VFW Says Don’t Pursue Bush Officials for Interrogation Policies

WASHINGTON — The national commander of the Veterans of Foreign Wars of the U.S. is deeply concerned that calls to punish Bush Administration officials over enemy interrogation policies will further divide the country along partisan lines. He wants President Obama to let the issue go.

"We cannot go backwards and prosecute people for providing advice in a post-9/11 environment," said Glen M. Gardner Jr., a Vietnam veteran from Round Rock, Texas. 

"Our nation must never conduct or condone torture in any form, but it would be extremely disingenuous to pretend that none of us would do whatever was necessary to protect or rescue our children," he said. "That was the post-9/11 environment. An enemy viciously murdered 3,000 innocent people on American soil and our government acted to protect us from future terrorist attacks." 

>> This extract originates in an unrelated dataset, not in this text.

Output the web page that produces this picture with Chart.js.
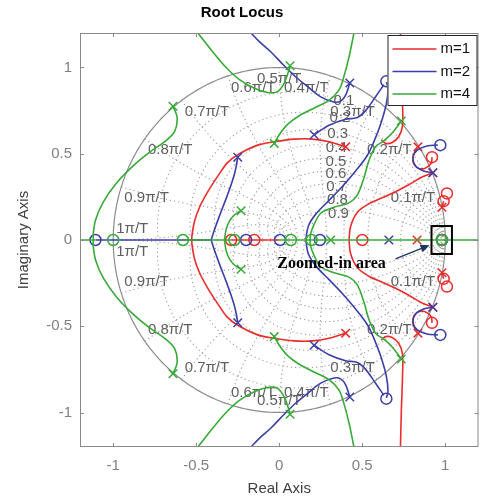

Gardner said calls for the president to pursue legal action against former government officials who justified the use of the extreme interrogation techniques look more like a political vendetta than calls for justice.

"President Obama needs to ignore these calls for political blood and move forward for the good of the nation," he said. "The horrific events of 9/11 united us as a nation. We must not allow partisan motives to divide us, because we remain in a two-front war against a very real enemy with a global reach and a brutal appetite for death and destruction. Let's not lose that focus."